72…to remember his holy covenant, 73the oath he swore to our father Abraham…

God is a God who keeps his promises. The passage of 2000 years shouldn’t make us think that he’s forgotten what he said. He never does. Have you been waiting for God to fulfil his promise of blessing in your life in some way? How long have you been waiting? 20 years? 2 years? God’s timescale is not necessarily ours. Keep trusting.
God’s word comes true. And what is God’s word to us primarily about? What is the content of his promise? Jesus. Notice six descriptions of Jesus – God with us – in what Zechariah says here.

One. He’s our redeemer. Verse 68:

… he has come and has redeemed his people.

He is the one who pays the price to set us free.

Two. He’s our saviour. Verse 69:

He has raised up a horn of salvation for us…

A horn in Old Testament language is a symbol of power and strength. So Jesus is our strong saviour – stronger than all the powers that want to keep us enslaved by sin and death.

Three. He’s our King. This saviour has been raised up for us (verse 69):

… in the house of his servant David.

In other words this is great David’s greater son. This is the messiah, God’s anointed King. God said through his prophets that he’d send a King who would reign for ever – a good shepherd. Well he’s arrived.

Four. He’s our rescuer. Verse 73: he has come…

… to rescue us from the hand of our enemies…

Five. He’s our enabler. Not only does he save us from disaster. He empowers us for the future as well. He comes (verse 74):

… to enable us to serve him without fear in holiness and righteousness all our days.

And six. He’s our guide. Verse 78:

the rising sun will come to us from heaven to shine on those living in darkness and in the shadow of death, to guide our feet into the path of peace.

He doesn’t just empower us and set us on our way. He leads us. He walks with us.

Jesus is our redeemer, our saviour, our king, our rescuer, our enabler and our guide. God has come. That’s what the Holy Spirit showed Zechariah. No wonder he pours out praise.

And what’s the role of Zechariah’s little baby boy John to be? He is to be the prophet preparing the way with the message of forgiveness. Verses 76-77:

76And you, my child, will be called a prophet of the Most High; for you will go on before the Lord to prepare the way for him, 77to give his people the knowledge of salvation through the forgiveness of their sins…

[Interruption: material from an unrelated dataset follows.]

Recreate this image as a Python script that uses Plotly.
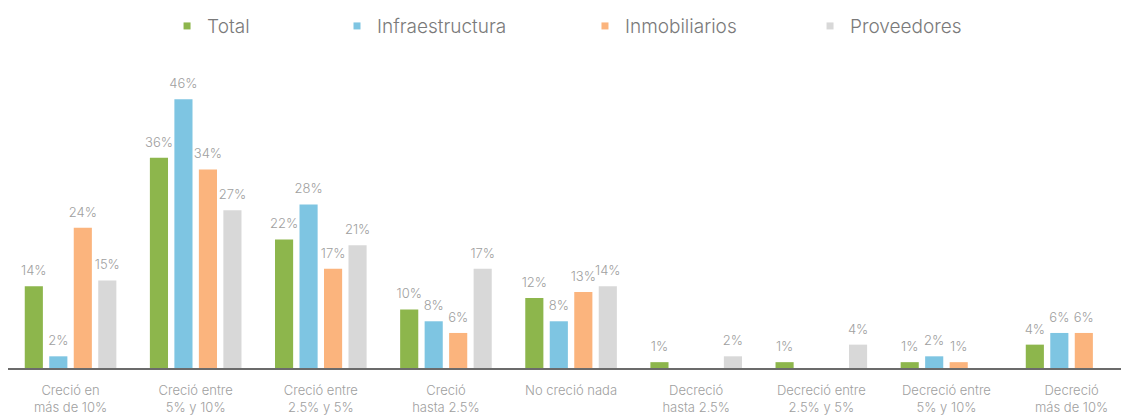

Remarkably, the adult Jesus says of John the Baptist that he was the greatest of the prophets – but that (I quote):

“…the one who is least in the kingdom of God is greater than he.”

That’s Luke 7.28. That’s not to say that John wasn’t a subject of God’s Kingdom. But it is to say that the privilege of knowing Christ by faith that’s experienced by every disciple of Jesus is a greater privilege than being the greatest prophet. And that is our privilege if we’re believers.

So what should our response be to this torrent of praise from the lips of Zechariah? It must be that we, too, should focus on Jesus. It seems odd that that should need stressing at this time of year – but of course there are so many distractions that it’s all too easy for other things to take centre stage. Let’s make sure our minds and hearts are full of Jesus in the coming weeks, in the midst of all the present buying, card writing, social attending and sheer hard slog of recession Britain in the final throws of this first decade of the third millennium.

Praise God, his word comes true. And praise God, his word points to Jesus.

One last thought from the final verse of Luke 1:

And the child grew and became strong in spirit; and he lived in the desert until he appeared publicly to Israel.

John became “strong in spirit”. In what sense? Surely in the sense that he became clear about his calling and incapable of being knocked off course, however hard things became – and they became very hard. But he’d become strong in spirit, so he persevered to the end. Let’s pray that for one another. Even now pray that for those sitting around you – that they will become strong in spirit, and that nothing will knock them off course as they follow Jesus.